Aim of the task: Retype, exactly as they stand, the lines from the start of the data to the line that contains "var scaleLabelsFgsc = ['50', '10', '0'];", both ends included. Leave the pictures out.

Source material:
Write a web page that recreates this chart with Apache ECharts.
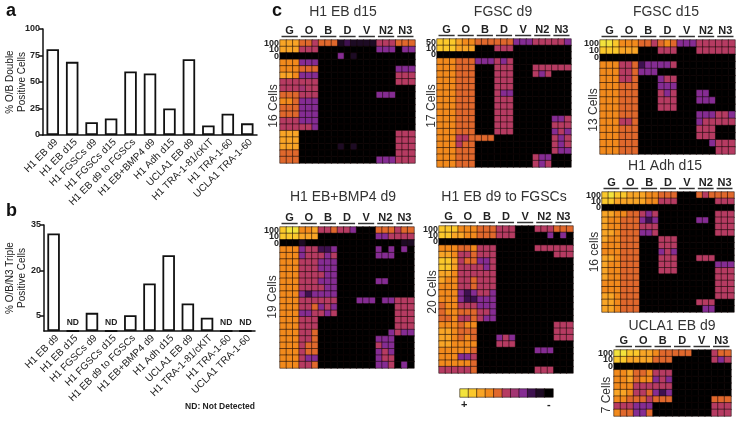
<!DOCTYPE html>
<html>
<head>
<meta charset="utf-8">
<style>html,body{margin:0;padding:0;background:#fff}#main{width:742px;height:422px}</style>
<script src="https://cdn.jsdelivr.net/npm/echarts@6/dist/echarts.min.js"></script>
</head>
<body>
<div id="main"></div>
<script>
var FONT = '"Liberation Sans", Arial, sans-serif';

var barCategories = ['H1 EB d9', 'H1 EB d15', 'H1 FGSCs d9', 'H1 FGSCs d15', 'H1 EB d9 to FGSCs', 'H1 EB+BMP4 d9', 'H1 Adh d15', 'UCLA1 EB d9', 'H1 TRA-1-81/cKIT', 'H1 TRA-1-60', 'UCLA1 TRA-1-60'];
var doublePositive = [81, 69, 12, 15.5, 60, 58, 25, 71.5, 9, 20, 11];
var triplePositive = [32.2, null, 6, null, 5.2, 15.7, 25, 9.1, 4.4, null, null];
var doubleTicks = [0, 25, 50, 75, 100];
var tripleTicks = [5, 20, 35];

var genes = ['G', 'O', 'B', 'D', 'V', 'N2', 'N3'];
var genesNoN2 = ['G', 'O', 'B', 'D', 'V', 'N3'];
var scaleLabels = ['100', '10', '0'];
var scaleLabelsFgsc = ['50', '10', '0'];

// level of each cell, 0 = black ... a = yellow, one group per gene
var h1EbD15 = [
	'888 665 666 121 111 555 666',
	'888 555 000 000 000 333 033',
	'000 000 000 301 000 000 000',
	'777 333 000 000 000 000 000',
	'777 666 000 000 000 000 333',
	'887 333 000 000 000 000 555',
	'555 555 000 000 000 000 555',
	'555 455 000 000 000 000 000',
	'666 555 000 000 000 333 000',
	'776 333 000 000 000 000 000',
	'666 333 000 000 000 000 000',
	'666 333 000 000 000 000 000',
	'555 333 000 000 000 000 000',
	'555 553 000 000 000 000 000',
	'888 000 000 000 000 000 555',
	'888 000 000 000 000 000 555',
	'888 000 000 101 000 000 555',
	'666 000 000 000 000 000 555',
	'666 000 000 000 000 333 555'
];
var fgscD9 = [
	'999 877 666 666 333 555 553',
	'999 888 000 555 000 000 000',
	'000 000 000 000 000 000 000',
	'777 666 333 535 000 000 000',
	'777 666 000 555 000 555 555',
	'777 666 000 555 000 535 000',
	'777 666 000 555 000 000 000',
	'777 666 000 555 000 000 000',
	'777 666 000 533 000 000 000',
	'777 666 000 555 000 000 000',
	'777 666 000 555 000 000 000',
	'777 666 000 555 000 000 000',
	'777 666 000 555 000 000 335',
	'777 666 000 555 000 000 555',
	'777 666 000 555 000 000 353',
	'777 556 666 000 000 000 535',
	'777 566 000 000 000 000 535',
	'777 666 000 000 000 000 533',
	'777 666 000 000 000 533 000',
	'777 666 000 000 000 535 000'
];
var fgscD15 = [
	'aa9 777 665 676 333 555 555',
	'999 888 000 555 000 555 555',
	'000 000 000 000 000 000 000',
	'777 556 233 335 000 000 000',
	'777 556 333 000 000 000 000',
	'777 556 000 355 000 000 000',
	'777 666 000 333 000 000 000',
	'777 666 000 535 000 330 000',
	'777 666 000 555 000 333 000',
	'777 666 000 555 000 000 000',
	'777 666 000 000 000 333 553',
	'777 556 000 000 000 355 555',
	'777 666 000 000 000 555 000',
	'777 666 000 000 000 555 000',
	'777 666 000 000 000 003 555',
	'777 666 000 000 000 000 555'
];
var h1AdhD15 = [
	'9a9 988 877 666 000 656 666',
	'998 888 877 555 000 000 555',
	'000 000 000 000 000 000 000',
	'887 766 535 000 000 000 555',
	'877 666 323 000 000 330 555',
	'877 666 555 000 000 000 555',
	'887 666 335 000 000 000 555',
	'877 666 000 555 000 000 000',
	'777 666 000 555 000 000 000',
	'777 666 000 353 000 000 000',
	'887 666 000 555 000 555 000',
	'877 666 000 555 000 000 333',
	'877 666 000 555 000 000 555',
	'877 666 000 000 000 000 555',
	'777 666 000 000 000 000 555',
	'777 666 000 000 000 000 555',
	'887 666 000 000 000 000 555',
	'887 666 000 000 000 555 000',
	'887 666 000 000 000 033 000'
];
var ucla1EbD9 = [
	'aa9 988 766 666 000 566',
	'998 888 666 000 000 535',
	'000 000 000 000 000 000',
	'778 667 555 000 000 000',
	'778 677 353 000 000 000',
	'777 555 555 000 000 000',
	'887 556 323 000 000 000',
	'776 665 666 000 000 666',
	'555 333 000 000 000 555',
	'766 336 000 000 000 555'
];
var h1EbBmp4 = [
	'9aa 778 556 553 000 666 566',
	'999 888 000 000 000 335 555',
	'000 100 000 000 000 000 011',
	'777 355 223 000 000 303 030',
	'777 355 535 000 000 333 000',
	'777 555 333 000 000 000 000',
	'777 555 333 000 000 000 000',
	'777 555 533 000 000 000 000',
	'777 555 333 000 000 330 000',
	'777 555 533 000 000 000 000',
	'777 323 333 000 000 000 000',
	'777 555 555 000 333 033 555',
	'777 556 353 000 000 000 555',
	'777 335 535 000 000 000 555',
	'777 555 000 000 000 000 555',
	'777 555 000 000 000 000 555',
	'777 556 000 000 000 003 533',
	'777 556 000 000 000 333 000',
	'777 566 000 000 000 533 000',
	'777 566 000 000 000 353 000',
	'777 533 000 000 000 355 000',
	'777 556 000 000 000 335 030'
];
var h1EbD9ToFgsc = [
	'999 777 666 555 000 555 666',
	'998 877 666 555 000 003 030',
	'000 000 000 000 000 000 000',
	'777 667 555 000 000 555 555',
	'887 556 555 000 000 000 555',
	'998 566 335 000 000 000 000',
	'998 555 535 000 000 000 000',
	'887 555 555 000 000 000 000',
	'877 556 555 000 000 000 000',
	'777 556 555 000 000 000 000',
	'777 323 553 000 000 000 000',
	'777 322 333 000 000 000 000',
	'677 555 333 000 000 000 000',
	'677 666 553 000 000 000 000',
	'667 556 533 000 000 000 000',
	'777 677 000 000 000 000 555',
	'887 666 000 000 000 000 555',
	'887 676 000 353 000 000 555',
	'887 777 000 555 000 000 000',
	'777 776 000 000 000 333 000',
	'777 335 000 000 000 000 000',
	'777 776 000 000 000 000 000',
	'555 556 000 000 000 555 000'
];
var scaleLevels = [10, 9, 8, 7, 6, 5, 4, 3, 2, 1, 0];
var scaleEnds = ['+', '', '', '', '', '', '', '', '', '', '-'];

var palette = ['#000000', '#1d0b24', '#3e1150', '#852c93', '#a33572', '#b63b62', '#e0682c', '#f28a1c', '#f9a526', '#fbc82b', '#f3e33c'];

var panels = [
	{ title: 'H1 EB d15', cx: 343, ty: 12, left: 280, top: 40, width: 135, height: 123, rows: h1EbD15, genes: genes, ticks: scaleLabels, cells: '16 Cells', cellsX: 274, cellsY: 106 },
	{ title: 'FGSC d9', cx: 503, ty: 12, left: 437, top: 39, width: 134, height: 128, rows: fgscD9, genes: genes, ticks: scaleLabelsFgsc, cells: '17 Cells', cellsX: 432, cellsY: 106 },
	{ title: 'FGSC d15', cx: 666, ty: 12, left: 600, top: 40, width: 135, height: 114, rows: fgscD15, genes: genes, ticks: scaleLabels, cells: '13 Cells', cellsX: 594, cellsY: 110 },
	{ title: 'H1 Adh d15', cx: 665, ty: 166, left: 602, top: 192, width: 132, height: 120, rows: h1AdhD15, genes: genes, ticks: scaleLabels, cells: '16 cells', cellsX: 595, cellsY: 252 },
	{ title: 'UCLA1 EB d9', cx: 672, ty: 326, left: 614, top: 350, width: 117, height: 66, rows: ucla1EbD9, genes: genesNoN2, ticks: scaleLabels, cells: '7 Cells', cellsX: 607, cellsY: 395 },
	{ title: 'H1 EB+BMP4 d9', cx: 343, ty: 197, left: 280, top: 227, width: 134, height: 141, rows: h1EbBmp4, genes: genes, ticks: scaleLabels, cells: '19 Cells', cellsX: 273, cellsY: 297 },
	{ title: 'H1 EB d9 to FGSCs', cx: 504, ty: 197, left: 439, top: 226, width: 134, height: 147, rows: h1EbD9ToFgsc, genes: genes, ticks: scaleLabels, cells: '20 Cells', cellsX: 433, cellsY: 292 }
];

var grids = [], xAxes = [], yAxes = [], series = [], titles = [], graphics = [], heatIndexes = [];

function panelLetter(text, x, y) {
	graphics.push({ type: 'text', left: x, top: y, silent: true, style: { text: text, font: 'bold 18px ' + FONT, fill: '#111' } });
}

function addBars(opt) {
	var idx = grids.length;
	grids.push({ left: opt.left, top: opt.top, width: opt.width, height: opt.height });
	xAxes.push({
		gridIndex: idx, type: 'category', data: barCategories,
		axisLine: { lineStyle: { color: '#111', width: 1.5 } },
		axisTick: { alignWithLabel: true, length: 3, lineStyle: { color: '#111', width: 1.5 } },
		axisLabel: { interval: 0, rotate: 45, fontSize: 10, fontFamily: FONT, color: '#222', margin: 2, verticalAlign: 'top' }
	});
	yAxes.push({
		gridIndex: idx, type: 'value', min: 0, max: opt.max,
		splitLine: { show: false },
		axisLine: { show: true, lineStyle: { color: '#111', width: 1.5 } },
		axisTick: { show: true, length: 4, lineStyle: { color: '#111', width: 1.5 }, customValues: opt.ticks },
		axisLabel: { fontSize: 9, fontWeight: 'bold', fontFamily: FONT, color: '#222', margin: 3, customValues: opt.ticks },
		name: opt.name, nameLocation: 'middle', nameGap: opt.nameGap, nameRotate: 90, nameMoveOverlap: false,
		nameTextStyle: { fontSize: 10, lineHeight: 12, fontFamily: FONT, color: '#222' }
	});
	series.push({
		type: 'bar', xAxisIndex: idx, yAxisIndex: idx, barWidth: 12.5, silent: true,
		itemStyle: { color: '#fff', borderColor: '#111', borderWidth: 1.8 },
		data: opt.values.map(function(v) {
			if (v !== null) return v;
			return { value: 0, label: { show: true, position: 'top', distance: 3, formatter: 'ND', fontSize: 8.5, fontWeight: 'bold', fontFamily: FONT, color: '#222' } };
		})
	});
}

function addHeat(opt, rows, cols) {
	var idx = grids.length;
	grids.push({ left: opt.left, top: opt.top, width: opt.width, height: opt.height });
	xAxes.push(cols);
	xAxes[idx].gridIndex = idx;
	yAxes.push({
		gridIndex: idx, type: 'category', inverse: true,
		data: rows.map(function(r, i) { return (opt.ticks && opt.ticks[i]) || ''; }),
		axisLine: { show: false }, axisTick: { show: false }, splitLine: { show: false },
		axisLabel: { show: !!opt.ticks, interval: 0, fontSize: 9, fontWeight: 'bold', fontFamily: FONT, color: '#222', margin: 1 }
	});
	var cells = [];
	rows.forEach(function(levels, y) {
		levels.forEach(function(v, x) { cells.push([x, y, v]); });
	});
	heatIndexes.push(series.length);
	series.push({
		type: 'heatmap', xAxisIndex: idx, yAxisIndex: idx, silent: true, progressive: 0,
		itemStyle: { borderColor: 'rgba(20,8,8,0.55)', borderWidth: 1 },
		data: cells
	});
}

addBars({ left: 43, top: 29, width: 214, height: 106, max: 100, ticks: doubleTicks, values: doublePositive, name: '% O/B Double\nPositive Cells', nameGap: 15 });
addBars({ left: 44, top: 225, width: 211, height: 106, max: 35, ticks: tripleTicks, values: triplePositive, name: '% O/B/N3 Triple\nPositive Cells', nameGap: 16 });

panels.forEach(function(p) {
	var cols = [];
	p.genes.forEach(function(g) { cols.push(g, g, g); });
	addHeat(p, p.rows.map(function(r) {
		return r.replace(/ /g, '').split('').map(function(c) { return parseInt(c, 16); });
	}), {
		type: 'category', position: 'top', data: cols,
		axisLine: { show: false }, axisTick: { show: false }, splitLine: { show: false },
		axisLabel: {
			interval: function(i) { return i % 3 === 1; },
			fontSize: 11, fontWeight: 'bold', fontFamily: FONT, color: '#222', margin: 4
		}
	});
	titles.push({ text: p.title, left: p.cx, top: p.ty - 7, textAlign: 'center', padding: 0, textStyle: { fontSize: 14, fontWeight: 'normal', fontFamily: FONT, color: '#333' } });
	var groupW = p.width / p.genes.length;
	p.genes.forEach(function(g, i) {
		graphics.push({ type: 'line', silent: true, shape: { x1: p.left + i * groupW + 1.5, y1: p.top - 3.5, x2: p.left + (i + 1) * groupW - 1.5, y2: p.top - 3.5 }, style: { stroke: '#333', lineWidth: 1.5 } });
	});
	graphics.push({ type: 'text', silent: true, x: p.cellsX, y: p.cellsY, rotation: Math.PI / 2, style: { text: p.cells, font: '12px ' + FONT, fill: '#333', align: 'center', verticalAlign: 'middle' } });
});

// colour scale under the FGSCs panel
addHeat({ left: 460, top: 389, width: 93, height: 8 }, [scaleLevels], {
	type: 'category', data: scaleEnds,
	axisLine: { show: false }, axisTick: { show: false }, splitLine: { show: false },
	axisLabel: { interval: 0, fontSize: 11, fontWeight: 'bold', fontFamily: FONT, color: '#222', margin: 2 }
});

panelLetter('a', 6, 2);
panelLetter('b', 6, 202);
panelLetter('c', 272, 2);
graphics.push({ type: 'text', silent: true, right: 487, top: 402, style: { text: 'ND: Not Detected', font: 'bold 8.5px ' + FONT, fill: '#222' } });

var chart = echarts.init(document.getElementById('main'));
chart.setOption({
	animation: false,
	backgroundColor: '#fff',
	title: titles,
	graphic: graphics,
	grid: grids,
	xAxis: xAxes,
	yAxis: yAxes,
	visualMap: { show: false, type: 'continuous', min: 0, max: 10, dimension: 2, seriesIndex: heatIndexes, inRange: { color: palette } },
	series: series
});
</script>
</body>
</html>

Output of the exercise:
Write a web page that recreates this chart with Apache ECharts.
<!DOCTYPE html>
<html>
<head>
<meta charset="utf-8">
<style>html,body{margin:0;padding:0;background:#fff}#main{width:742px;height:422px}</style>
<script src="https://cdn.jsdelivr.net/npm/echarts@6/dist/echarts.min.js"></script>
</head>
<body>
<div id="main"></div>
<script>
var FONT = '"Liberation Sans", Arial, sans-serif';

var barCategories = ['H1 EB d9', 'H1 EB d15', 'H1 FGSCs d9', 'H1 FGSCs d15', 'H1 EB d9 to FGSCs', 'H1 EB+BMP4 d9', 'H1 Adh d15', 'UCLA1 EB d9', 'H1 TRA-1-81/cKIT', 'H1 TRA-1-60', 'UCLA1 TRA-1-60'];
var doublePositive = [81, 69, 12, 15.5, 60, 58, 25, 71.5, 9, 20, 11];
var triplePositive = [32.2, null, 6, null, 5.2, 15.7, 25, 9.1, 4.4, null, null];
var doubleTicks = [0, 25, 50, 75, 100];
var tripleTicks = [5, 20, 35];

var genes = ['G', 'O', 'B', 'D', 'V', 'N2', 'N3'];
var genesNoN2 = ['G', 'O', 'B', 'D', 'V', 'N3'];
var scaleLabels = ['100', '10', '0'];
var scaleLabelsFgsc = ['50', '10', '0'];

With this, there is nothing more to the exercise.